Fan's research note says Shaw will spend about $450 million of the proceeds from the most recent transaction on its cable and Wi-Fi network upgrades (which the company said it plans at the time the deal was announced) including new data centres. But, if the company is thinking sale, long-term, why spend? Why not rein in capex to boost cash flow for the best possible return?

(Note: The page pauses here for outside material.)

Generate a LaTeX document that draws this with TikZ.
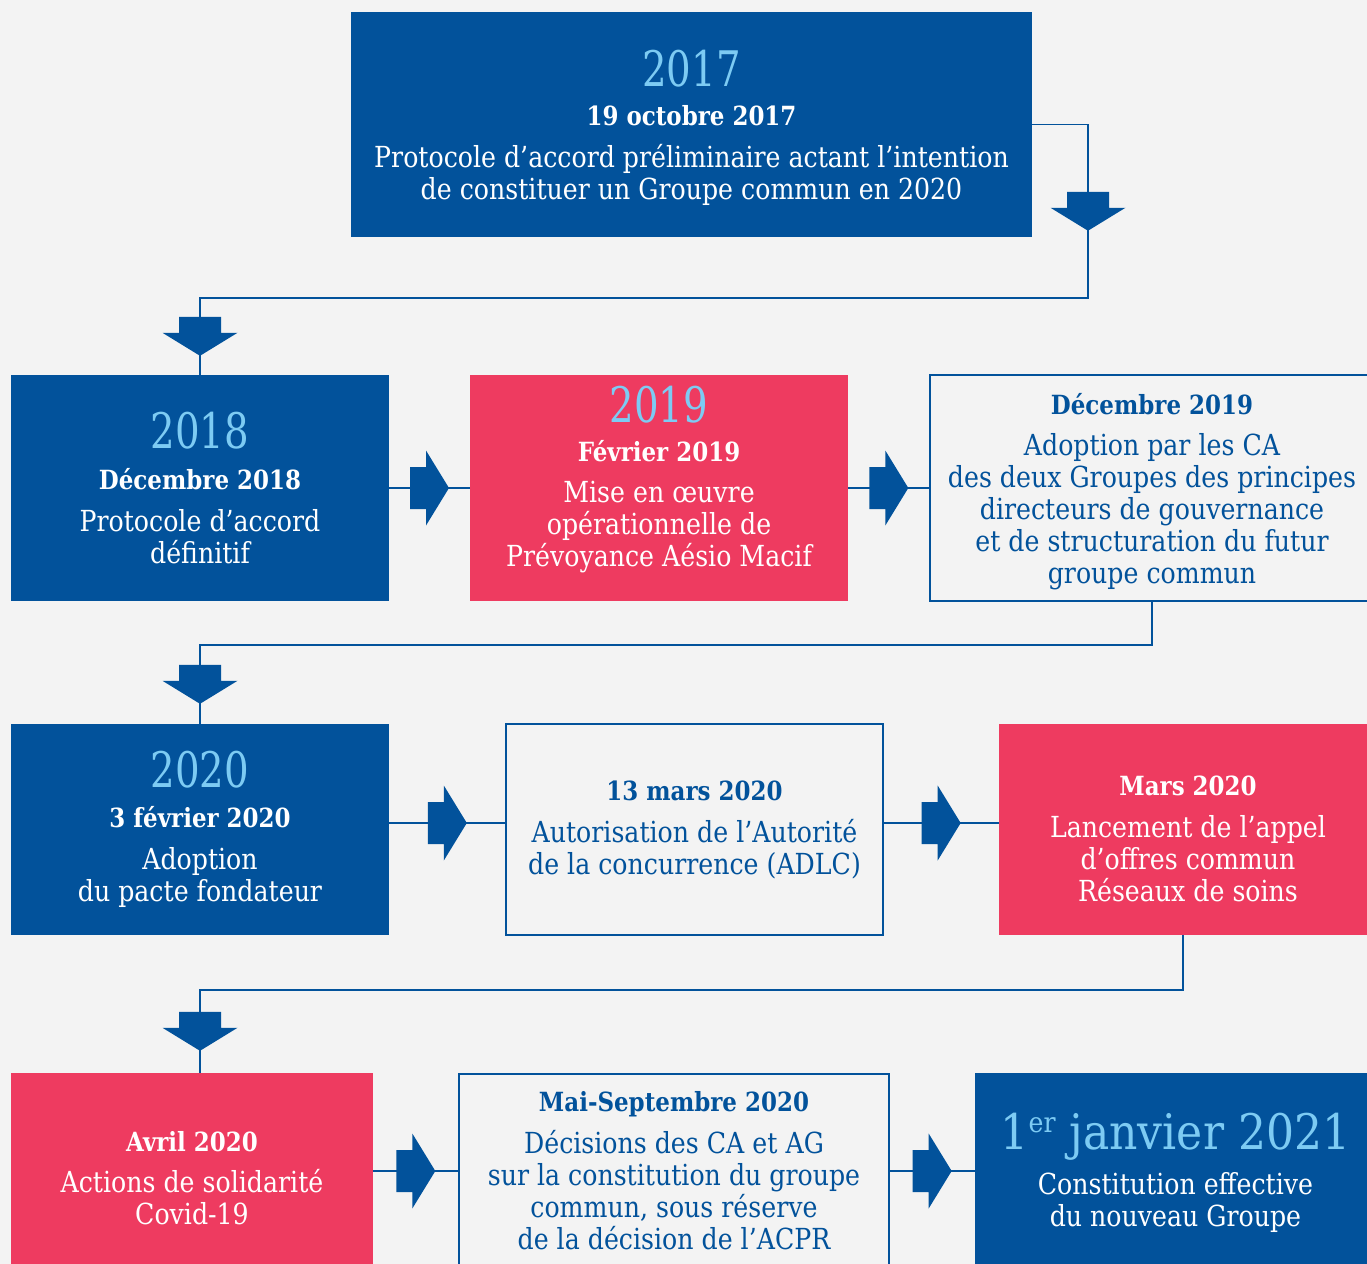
\documentclass[tikz,border=0pt]{standalone}
\usepackage{fontspec}
\setmainfont{DejaVu Serif}[FakeStretch=0.87]
\newfontfamily\yearfont{DejaVu Serif}[FakeStretch=0.79]
\newfontfamily\janfont{DejaVu Serif}[FakeStretch=0.9]
\usetikzlibrary{calc}
\definecolor{mblue}{RGB}{2,82,155}
\definecolor{mpink}{RGB}{238,59,96}
\definecolor{lblue}{RGB}{125,203,243}
\definecolor{bg}{RGB}{243,243,243}
\newcommand\yr[1]{{\yearfont\color{lblue}\fontsize{24.5}{16}\selectfont #1}}
\newcommand\dt[1]{{\bfseries\fontsize{13.2}{16}\selectfont #1}}
\newcommand\bodysize{\fontsize{14.5}{16}\selectfont}
\tikzset{
	box/.style={rectangle,inner sep=0pt,align=center,font=\bodysize},
	bluebox/.style={box,fill=mblue,text=white},
	pinkbox/.style={box,fill=mpink,text=white},
	linebox/.style={box,draw=mblue,line width=0.75pt,fill=bg,text=mblue},
	link/.style={draw=mblue,line width=0.75pt},
	rarrow/.pic={\fill[mblue] (-19.5,-21) -- (-3.5,-21) -- (-3.5,-37.5) -- (19.5,0) -- (-3.5,37.5) -- (-3.5,21) -- (-19.5,21) -- cycle;}
}
\begin{document}
\begin{tikzpicture}[x=0.5pt,y=-0.5pt]
	\useasboundingbox (0,0) rectangle (1367,1264);
	\clip (0,0) rectangle (1367,1264);
	\fill[bg] (0,0) rectangle (1367,1264);
	% boxes
	\node[bluebox,minimum width=340.5pt,minimum height=112.5pt,text depth=0pt] (b17) at (691.5,124.5)
		{\yr{2017}\\[3.5pt]\dt{19 octobre 2017}\\[5pt]Protocole d’accord préliminaire actant l’intention\\de constituer un Groupe commun en 2020};
	\node[bluebox,minimum width=189pt,minimum height=113pt] (b18) at (200,488)
		{\yr{2018}\\[4.5pt]\dt{Décembre 2018}\\[5pt]Protocole d’accord\\définitif};
	\node[pinkbox,minimum width=189pt,minimum height=113pt,text depth=12pt] (b19) at (659,488)
		{\yr{2019}\\[3.5pt]\dt{Février 2019}\\[4.5pt]Mise en œuvre\\opérationnelle de\\Prévoyance Aésio Macif};
	\node[linebox,minimum width=222pt,minimum height=113pt,text depth=0pt] (bdec19) at (1152,488)
		{\dt{Décembre 2019}\\[4.5pt]Adoption par les CA\\des deux Groupes des principes\\directeurs de gouvernance\\et de structuration du futur\\groupe commun};
	\node[bluebox,minimum width=189pt,minimum height=105.5pt] (b20) at (200,829.5)
		{\yr{2020}\\[4pt]\dt{3 février 2020}\\[5pt]Adoption\\du pacte fondateur};
	\node[linebox,minimum width=188.5pt,minimum height=105.5pt] (bmars13) at (694.5,829.5)
		{\dt{13 mars 2020}\\[5pt]Autorisation de l’Autorité\\de la concurrence (ADLC)};
	\node[pinkbox,minimum width=189pt,minimum height=105.5pt,text height=72pt] (bmars20) at (1188,829.5)
		{\dt{Mars 2020}\\[5pt]Lancement de l’appel\\d’offres commun\\Réseaux de soins};
	\node[pinkbox,minimum width=181pt,minimum height=105.5pt] (bavr) at (192,1178.5)
		{\dt{Avril 2020}\\[4.5pt]Actions de solidarité\\Covid-19};
	\node[linebox,minimum width=215pt,minimum height=97pt] (bmai) at (674,1171)
		{\dt{Mai-Septembre 2020}\\[5pt]Décisions des CA et AG\\sur la constitution du groupe\\commun, sous réserve\\de la décision de l’ACPR};
	\node[bluebox,minimum width=200.5pt,minimum height=97pt,text depth=0.5pt] (bjan) at (1175.5,1170)
		{{\janfont\color{lblue}\fontsize{24.5}{16}\selectfont 1\raisebox{8.5pt}{\fontsize{14}{14}\selectfont er} janvier 2021}\\[5pt]Constitution effective\\du nouveau Groupe};
	% links
	\coordinate (j1) at (1088,298);
	\coordinate (j2) at (1152,645);
	\coordinate (j3) at (1183,990);
	\draw[link] (b17.east) -| (j1) -| (b18.north);
	\draw[link] (bdec19.south) -- (j2) -| (b20.north);
	\draw[link] (j3 |- bmars20.south) -- (j3) -| (bavr.north -| b18.north);
	\draw[link] (b18.east) -- (b19.west);
	\draw[link] (b19.east) -- (bdec19.west);
	\draw[link] ([yshift=3.25pt]b20.east) -- ([yshift=3.25pt]bmars13.west);
	\draw[link] ([yshift=3.25pt]bmars13.east) -- ([yshift=3.25pt]bmars20.west);
	\draw[link] (bavr.east |- bmai.west) -- (bmai.west);
	\draw[link] (bmai.east) -- (bjan.west |- bmai.east);
	% arrows
	\pic[rotate=-90] at ($(b17.east -| j1)!.5!(j1)$) {rarrow};
	\pic[rotate=-90] at ($(j1 -| b18.north)!.5!(b18.north)$) {rarrow};
	\pic[rotate=-90] at ($(j2 -| b20.north)!.5!(b20.north)$) {rarrow};
	\pic[rotate=-90] at ($(j3 -| b20.north)!.5!(bavr.north -| b20.north)$) {rarrow};
	\pic at ($(b18.east)!.5!(b19.west)$) {rarrow};
	\pic at ($(b19.east)!.5!(bdec19.west)$) {rarrow};
	\pic at ($([yshift=3.25pt]b20.east)!.5!([yshift=3.25pt]bmars13.west)$) {rarrow};
	\pic at ($([yshift=3.25pt]bmars13.east)!.5!([yshift=3.25pt]bmars20.west)$) {rarrow};
	\pic at ($(bavr.east |- bmai.west)!.5!(bmai.west)$) {rarrow};
	\pic at ($(bmai.east)!.5!(bjan.west |- bmai.east)$) {rarrow};
\end{tikzpicture}
\end{document}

"Our theory is that while that may work in other transactions, RCI knows SJR too well to entertain a transaction like that. We do not think RCI will want to incur significant investments post the merger," writes Fan. "The sale of non-core assets to RCI helps SJR obtain the capital necessary to make the investments that will protect subscribers and pricing power over the long term. Furthermore, the additional capital provides it with flexibility to reduce debt and signal to Telus that it has strengthened its financial position to compete which likely keeps Telus rational. By making the investments SJR's objective is to improve its network and service and make the asset 'bullet-proof' over the long term which we believe should enhance SJR?s value. In two years, there will be real visibility for lower capex and higher FCF. For RCI, it is also a 'win' because it needs the spectrum in the west for 4G LTE to narrow the gap vs. BELUS' spectrum position. Mountain Cable also is a natural fit in southern Ontario for RCI."